SET EXERCISE - Report, as a bare number, how many lines hold "page".

Raw records -
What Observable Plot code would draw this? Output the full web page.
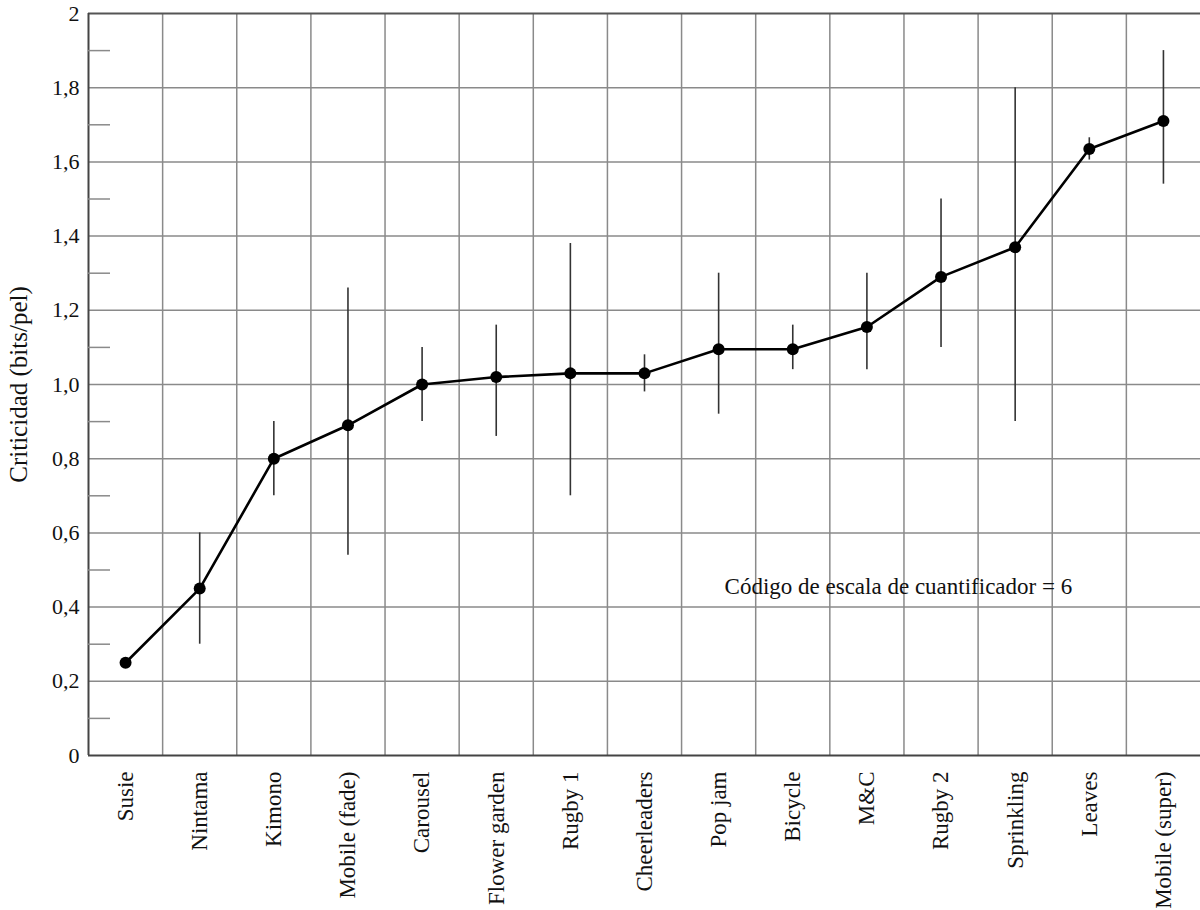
<!DOCTYPE html>
<html>
<head>
<meta charset="utf-8">
<script src="https://cdn.jsdelivr.net/npm/d3@7"></script>
<script src="https://cdn.jsdelivr.net/npm/@observablehq/plot@0.6"></script>
<style>
  html, body { margin: 0; padding: 0; background: #fff; }
  #chart svg { display: block; font-family: "Liberation Serif", "DejaVu Serif", serif; }
</style>
</head>
<body>
<div id="chart"></div>
<script>
const categories = ["Susie", "Nintama", "Kimono", "Mobile (fade)", "Carousel", "Flower garden", "Rugby 1", "Cheerleaders", "Pop jam", "Bicycle", "M&C", "Rugby 2", "Sprinkling", "Leaves", "Mobile (super)"];
const criticality = [0.25, 0.45, 0.80, 0.89, 1.00, 1.02, 1.03, 1.03, 1.095, 1.095, 1.155, 1.29, 1.37, 1.635, 1.71];
const errLow  = [null, 0.30, 0.70, 0.54, 0.90, 0.86, 0.70, 0.98, 0.92, 1.04, 1.04, 1.10, 0.90, 1.605, 1.54];
const errHigh = [null, 0.60, 0.90, 1.26, 1.10, 1.16, 1.38, 1.08, 1.30, 1.16, 1.30, 1.50, 1.80, 1.665, 1.90];
const yTicks = [0, 0.2, 0.4, 0.6, 0.8, 1.0, 1.2, 1.4, 1.6, 1.8, 2];
const yMinor = [0.1, 0.3, 0.5, 0.7, 0.9, 1.1, 1.3, 1.5, 1.7, 1.9];
const yTitle = "Criticidad (bits/pel)";
const annotation = [{ idx: 8.08, value: 0.455, text: "Código de escala de cuantificador = 6" }];

const data = categories.map((c, i) => ({ i, name: c, v: criticality[i], lo: errLow[i], hi: errHigh[i] }));
const bars = data.filter(d => d.lo != null);
const xBoundaries = d3.range(categories.length - 1).map(i => i + 0.5);

const fmt = v => {
  if (v === 0) return "0";
  if (v === 2) return "2";
  return v.toFixed(1).replace(".", ",");
};

const chart = Plot.plot({
  width: 1200,
  height: 910,
  marginLeft: 88,
  marginRight: 0,
  marginTop: 13,
  marginBottom: 155,
  style: { fontFamily: "'Liberation Serif', serif", background: "#fff", color: "#111" },
  x: { type: "linear", domain: [-0.5, categories.length - 0.5] },
  y: { domain: [0, 2] },
  marks: [
    Plot.ruleX(xBoundaries, { stroke: "#8a8a8a", strokeWidth: 1.5 }),
    Plot.ruleY(yTicks.slice(1, -1), { stroke: "#8a8a8a", strokeWidth: 1.5 }),
    Plot.ruleY([2], { stroke: "#555", strokeWidth: 2 }),
    Plot.ruleY([0], { stroke: "#444", strokeWidth: 2 }),
    Plot.ruleX([-0.5], { stroke: "#444", strokeWidth: 2 }),
    Plot.axisY(yMinor, { tickSize: -22, tickFormat: () => "", stroke: "#8a8a8a", strokeWidth: 1.5, label: null }),
    Plot.axisY(yTicks, {
      tickSize: 0, tickPadding: 9, tickFormat: fmt, fontSize: 22, label: null
    }),
    Plot.axisY([], {
      tickSize: 0, fontSize: 25,
      label: yTitle, labelAnchor: "center", labelOffset: 79, labelArrow: "none"
    }),
    Plot.axisX(d3.range(categories.length), {
      tickSize: 0, tickPadding: 16, tickRotate: -90, fontSize: 23,
      tickFormat: i => categories[i], label: null
    }),
    Plot.ruleX(bars, { x: "i", y1: "lo", y2: "hi", stroke: "#333", strokeWidth: 1.6 }),
    Plot.line(data, { x: "i", y: "v", stroke: "#000", strokeWidth: 2.6 }),
    Plot.dot(data, { x: "i", y: "v", r: 6, fill: "#000", stroke: "none" }),
    Plot.text(annotation, { x: "idx", y: "value", text: "text", textAnchor: "start", fontSize: 23, fill: "#111" })
  ]
});
document.getElementById("chart").appendChild(chart);
</script>
</body>
</html>
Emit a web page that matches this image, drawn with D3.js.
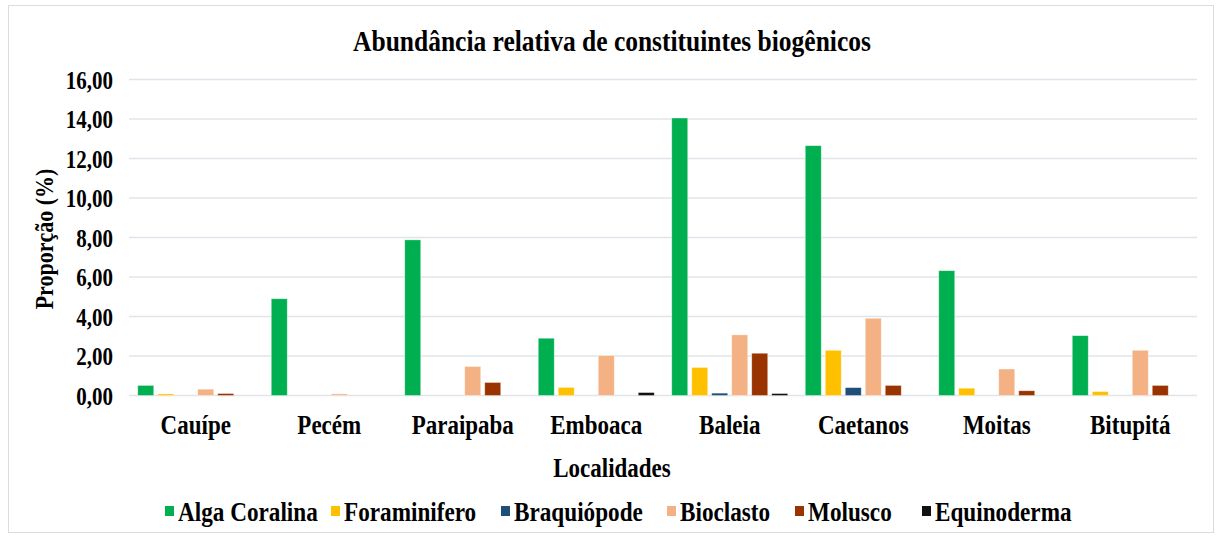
<!DOCTYPE html>
<html>
<head>
<meta charset="utf-8">
<script src="https://cdn.jsdelivr.net/npm/d3@7"></script>
<style>
  html, body { margin: 0; padding: 0; background: #fff; }
  svg { display: block; }
  text { font-family: "Liberation Serif", "Times New Roman", serif; font-weight: bold; fill: #000; }
</style>
</head>
<body>
<svg id="chart" width="1216" height="536"></svg>
<script>
const categories = ["Cauípe", "Pecém", "Paraipaba", "Emboaca", "Baleia", "Caetanos", "Moitas", "Bitupitá"];
const seriesNames = ["Alga Coralina", "Foraminifero", "Braquiópode", "Bioclasto", "Molusco", "Equinoderma"];
const algaCoralina = [0.51, 4.90, 7.88, 2.90, 14.05, 12.65, 6.32, 3.03];
const foraminifero = [0.08, 0.00, 0.00, 0.41, 1.42, 2.29, 0.37, 0.20];
const braquiopode  = [0.00, 0.00, 0.00, 0.00, 0.12, 0.40, 0.00, 0.00];
const bioclasto    = [0.32, 0.08, 1.47, 2.02, 3.07, 3.91, 1.34, 2.29];
const molusco      = [0.10, 0.00, 0.66, 0.00, 2.14, 0.51, 0.24, 0.51];
const equinoderma  = [0.00, 0.00, 0.00, 0.15, 0.10, 0.00, 0.00, 0.00];
const yTicks = [0, 2, 4, 6, 8, 10, 12, 14, 16];
const colors = ["#00B050", "#FFC000", "#1F4E79", "#F4B183", "#993300", "#111111"];

const seriesValues = [algaCoralina, foraminifero, braquiopode, bioclasto, molusco, equinoderma];

const svg = d3.select("#chart");
const SY = 1.18; // vertical stretch of text as in the reference

// outer frame
svg.append("rect").attr("x", 8.5).attr("y", 5.5).attr("width", 1205).attr("height", 527)
  .attr("fill", "#fff").attr("stroke", "#D9DDE3").attr("stroke-width", 1);

const plot = { left: 129, right: 1197, top: 79.5, bottom: 395.5 };

const x0 = d3.scaleBand().domain(categories).range([plot.left, plot.right]).paddingInner(0).paddingOuter(0);
const bw = x0.bandwidth();
const groupW = 116;
const x1 = d3.scaleBand().domain(seriesNames).range([(bw - groupW) / 2, (bw + groupW) / 2]).paddingInner(0.2).paddingOuter(0);
const y = d3.scaleLinear().domain([0, 16]).range([plot.bottom, plot.top]);

function addText(x, yy, str, size, anchor, rotate) {
  const g = svg.append("g").attr("transform", `translate(${x},${yy})` + (rotate ? ` rotate(${rotate})` : "") + ` scale(1,${SY})`);
  g.append("text").attr("text-anchor", anchor || "middle").attr("dy", "0.35em")
    .style("font-size", size + "px").text(str);
  return g;
}

// gridlines
svg.append("g").selectAll("line").data(yTicks).join("line")
  .attr("x1", plot.left).attr("x2", plot.right)
  .attr("y1", d => y(d)).attr("y2", d => y(d))
  .attr("stroke", "#E1E4EA").attr("stroke-width", 1.5);

// y axis labels
const fmt = d => d.toFixed(2).replace(".", ",");
const yAxis = d3.axisLeft(y).tickValues(yTicks).tickFormat(fmt).tickSize(0).tickPadding(16);
const gy = svg.append("g").attr("transform", `translate(${plot.left},0)`).call(yAxis);
gy.select(".domain").remove();
gy.selectAll("text").style("font-size", "21px").style("font-family", "Liberation Serif").style("font-weight", "bold")
  .attr("dy", "0.35em").attr("transform", `scale(1,${SY})`);

// x axis labels
const xAxis = d3.axisBottom(x0).tickSize(0).tickPadding(0);
const gx = svg.append("g").attr("transform", `translate(0,${plot.bottom + 29})`).call(xAxis);
gx.select(".domain").remove();
gx.selectAll("text").style("font-size", "23px").style("font-family", "Liberation Serif").style("font-weight", "bold")
  .attr("y", 0).attr("dy", "0.35em").attr("transform", `scale(1,${SY})`);

// bars
const groups = svg.append("g").selectAll("g").data(categories).join("g")
  .attr("transform", d => `translate(${x0(d)},0)`);
groups.selectAll("rect")
  .data((c, i) => seriesNames.map((s, j) => ({ s, j, v: seriesValues[j][i] })).filter(d => d.v > 0))
  .join("rect")
  .attr("x", d => x1(d.s))
  .attr("width", x1.bandwidth())
  .attr("y", d => y(d.v))
  .attr("height", d => y(0) - y(d.v))
  .attr("fill", d => colors[d.j])
  .attr("stroke", "#ffffff").attr("stroke-opacity", 0.5).attr("stroke-width", 0.75);

// title
addText(612, 40, "Abundância relativa de constituintes biogênicos", 25.5, "middle");

// axis titles
addText(612, 467, "Localidades", 23, "middle");
addText(44, 239, "Proporção (%)", 22, "middle", -90);

// legend
const legendTextX = [178, 344, 514, 680, 808, 935];
seriesNames.forEach((s, i) => {
  svg.append("rect").attr("x", legendTextX[i] - 13).attr("y", 506).attr("width", 9).attr("height", 10)
    .attr("fill", colors[i]);
  addText(legendTextX[i], 511, s, 23.2, "start");
});
</script>
</body>
</html>
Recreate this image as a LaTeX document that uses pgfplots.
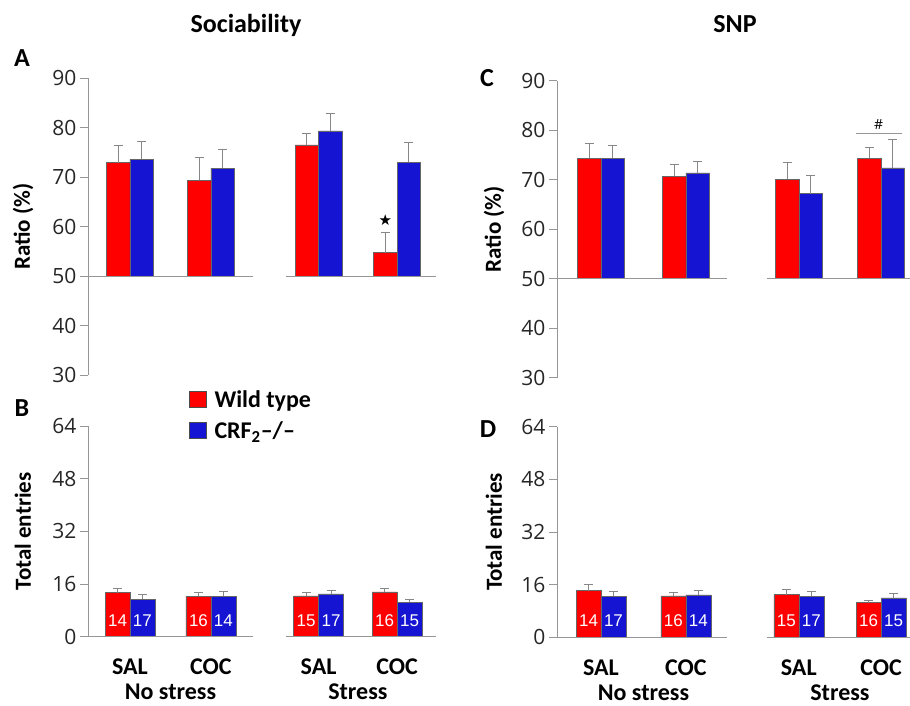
\documentclass[border=0pt]{standalone}
\usepackage{pgfplots}
\pgfplotsset{compat=1.18}
\usepackage{fontspec}
\setmainfont{Carlito}
\newfontfamily\tickfont{Open Sans}
\newfontfamily\numfont{Liberation Sans}
\newfontfamily\symfont{DejaVu Sans}
\definecolor{wt}{RGB}{255,0,0}
\definecolor{ko}{RGB}{20,20,210}
\definecolor{ax}{RGB}{150,150,150}
\definecolor{eb}{RGB}{135,135,135}
\pgfplotsset{
  panel/.style={
    scale only axis, anchor=south west, clip=false,
    axis x line=bottom, axis y line=left,
    x axis line style={draw=none},
    y axis line style={ax, line width=0.8pt, -},
    ytick style={ax, line width=0.8pt},
    xtick style={draw=none},
    tick align=outside, major tick length=8pt,
    /pgf/number format/assume math mode=true,
    yticklabel style={font=\tickfont\fontsize{21}{21}\selectfont, text=black!85},
    xticklabel style={font=\bfseries\fontsize{24}{24}\selectfont, anchor=base, yshift=-30pt},
    extra x tick style={tick label style={yshift=-25pt}},
    every axis y label/.style={at={([xshift=-65pt]rel axis cs:0,0.5)}, rotate=90, anchor=center, font=\bfseries\fontsize{23}{23}\selectfont},
    legend image code/.code={\draw[#1, draw=black!70, line width=0.6pt] (0pt,-8pt) rectangle (17pt,8pt);},
  },
  wtbar/.style={ybar, bar width=#1, bar shift=0pt, fill=wt, draw=black!60, line width=0.5pt,
    error bars/.cd, y dir=plus, y explicit, error bar style={eb, line width=0.9pt}, error mark options={eb, rotate=90, mark size=4.5pt, line width=0.9pt}},
  kobar/.style={ybar, bar width=#1, bar shift=0pt, fill=ko, draw=black!60, line width=0.5pt,
    error bars/.cd, y dir=plus, y explicit, error bar style={eb, line width=0.9pt}, error mark options={eb, rotate=90, mark size=4.5pt, line width=0.9pt}},
  nlab/.style={forget plot, only marks, mark=*, mark size=0pt, mark options={opacity=0}, nodes near coords, point meta=explicit symbolic,
    every node near coord/.append style={font=\numfont\fontsize{17}{17}\selectfont, text=white, text opacity=1, anchor=center}},
}
\begin{document}
\begin{tikzpicture}
\useasboundingbox (0pt,0pt) rectangle (910pt,-706pt);
\node[anchor=base, font=\bfseries\fontsize{26}{26}\selectfont] at (246pt,-33pt) {Sociability};
\node[anchor=base, font=\bfseries\fontsize{26}{26}\selectfont] at (735pt,-33pt) {SNP};
\node[anchor=base, font=\bfseries\fontsize{26}{26}\selectfont] at (22pt,-67pt) {A};
\node[anchor=base, font=\bfseries\fontsize{26}{26}\selectfont] at (22pt,-416pt) {B};
\node[anchor=base, font=\bfseries\fontsize{26}{26}\selectfont] at (487pt,-87pt) {C};
\node[anchor=base, font=\bfseries\fontsize{26}{26}\selectfont] at (488pt,-437pt) {D};

% ---------- A ----------
\begin{axis}[panel, at={(88pt,-375pt)}, width=348pt, height=297pt,
  xmin=-0.5185, xmax=3.78, ymin=-20, ymax=40,
  y filter/.expression={y-50},
  ytick={-20,-10,0,10,20,30,40}, yticklabels={30,40,50,60,70,80,90},
  xtick=\empty, ylabel={Ratio (\%)}]
\addplot[wtbar=0.29] coordinates {(-0.145,72.9) +=(0,3.4) (0.855,69.3) +=(0,4.6) (2.185,76.5) +=(0,2.3) (3.155,54.7) +=(0,4.0)};
\addplot[kobar=0.29] coordinates {(0.145,73.6) +=(0,3.5) (1.145,71.8) +=(0,3.8) (2.475,79.3) +=(0,3.5) (3.445,73.0) +=(0,4.0)};
\draw[ax, line width=0.8pt] (axis cs:-0.5185,0) -- (axis cs:1.52,0);
\draw[ax, line width=0.8pt] (axis cs:1.93,0) -- (axis cs:3.78,0);
\node[font=\symfont\fontsize{15}{15}\selectfont] at (axis cs:3.155,11.3) {★};
\end{axis}

% ---------- B ----------
\begin{axis}[panel, at={(88pt,-636.7pt)}, width=348pt, height=210.7pt,
  xmin=-0.5185, xmax=3.78, ymin=0, ymax=64, ytick={0,16,32,48,64},
  xtick={0,1,2.33,3.3}, xticklabels={SAL,COC,SAL,COC},
  extra x ticks={0.5,2.815}, extra x tick labels={No stress,Stress},
  ylabel={Total entries},
  legend style={at={(0.29,1.17)}, anchor=north west, draw=none, fill=none, inner sep=0pt, outer sep=0pt,
    font=\bfseries\fontsize{24}{24}\selectfont, row sep=13pt, column sep=8pt, nodes={inner sep=0pt}},
  legend cell align=left]
\addplot[wtbar=0.309] coordinates {(-0.154,13.4) +=(0,1.4) (0.846,12.3) +=(0,1.2) (2.176,12.4) +=(0,1.1) (3.146,13.6) +=(0,1.2)};
\addlegendentry{Wild type}
\addplot[kobar=0.309] coordinates {(0.154,11.4) +=(0,1.3) (1.154,12.3) +=(0,1.5) (2.484,13.0) +=(0,1.2) (3.454,10.4) +=(0,1.0)};
\addlegendentry{CRF\textsubscript{2}–/–}
\addplot[nlab] coordinates {(-0.154,5)[14] (0.846,5)[16] (2.176,5)[15] (3.146,5)[16]};
\addplot[nlab] coordinates {(0.154,5)[17] (1.154,5)[14] (2.484,5)[17] (3.454,5)[15]};
\draw[ax, line width=0.8pt] (axis cs:-0.5185,0) -- (axis cs:1.52,0);
\draw[ax, line width=0.8pt] (axis cs:1.93,0) -- (axis cs:3.78,0);
\end{axis}

% ---------- C ----------
\begin{axis}[panel, at={(557pt,-377.7pt)}, width=353pt, height=297pt,
  xmin=-0.518, xmax=3.64, ymin=-20, ymax=40,
  y filter/.expression={y-50},
  ytick={-20,-10,0,10,20,30,40}, yticklabels={30,40,50,60,70,80,90},
  xtick=\empty, ylabel={Ratio (\%)},
  every axis y label/.style={at={([xshift=-63pt]rel axis cs:0,0.5)}, rotate=90, anchor=center, font=\bfseries\fontsize{23}{23}\selectfont}]
\addplot[wtbar=0.276] coordinates {(-0.138,74.3) +=(0,3.1) (0.862,70.7) +=(0,2.3) (2.192,70.1) +=(0,3.3) (3.162,74.3) +=(0,2.3)};
\addplot[kobar=0.276] coordinates {(0.138,74.3) +=(0,2.7) (1.138,71.4) +=(0,2.2) (2.468,67.2) +=(0,3.7) (3.438,72.4) +=(0,5.8)};
\draw[ax, line width=0.8pt] (axis cs:-0.518,0) -- (axis cs:1.48,0);
\draw[ax, line width=0.8pt] (axis cs:1.95,0) -- (axis cs:3.64,0);
\draw[ax, line width=0.8pt] (axis cs:3.0,29.4) -- (axis cs:3.54,29.4);
\node[font=\tickfont\fontsize{14}{14}\selectfont, anchor=base] at (axis cs:3.27,30.2) {\#};
\end{axis}

% ---------- D ----------
\begin{axis}[panel, at={(557pt,-637.3pt)}, width=353pt, height=210.7pt,
  xmin=-0.518, xmax=3.64, ymin=0, ymax=64, ytick={0,16,32,48,64},
  xtick={0,1,2.33,3.3}, xticklabels={SAL,COC,SAL,COC},
  extra x ticks={0.5,2.815}, extra x tick labels={No stress,Stress},
  ylabel={Total entries},
  every axis y label/.style={at={([xshift=-63pt]rel axis cs:0,0.5)}, rotate=90, anchor=center, font=\bfseries\fontsize{23}{23}\selectfont}]
\addplot[wtbar=0.294] coordinates {(-0.147,14.2) +=(0,2.0) (0.853,12.6) +=(0,1.1) (2.183,13.0) +=(0,1.4) (3.153,10.5) +=(0,0.8)};
\addplot[kobar=0.294] coordinates {(0.147,12.4) +=(0,1.6) (1.147,12.9) +=(0,1.2) (2.477,12.4) +=(0,1.4) (3.447,12.0) +=(0,1.4)};
\addplot[nlab] coordinates {(-0.147,5)[14] (0.853,5)[16] (2.183,5)[15] (3.153,5)[16]};
\addplot[nlab] coordinates {(0.147,5)[17] (1.147,5)[14] (2.477,5)[17] (3.447,5)[15]};
\draw[ax, line width=0.8pt] (axis cs:-0.518,0) -- (axis cs:1.48,0);
\draw[ax, line width=0.8pt] (axis cs:1.95,0) -- (axis cs:3.64,0);
\end{axis}
\end{tikzpicture}
\end{document}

THE COMPLETED TASK - 2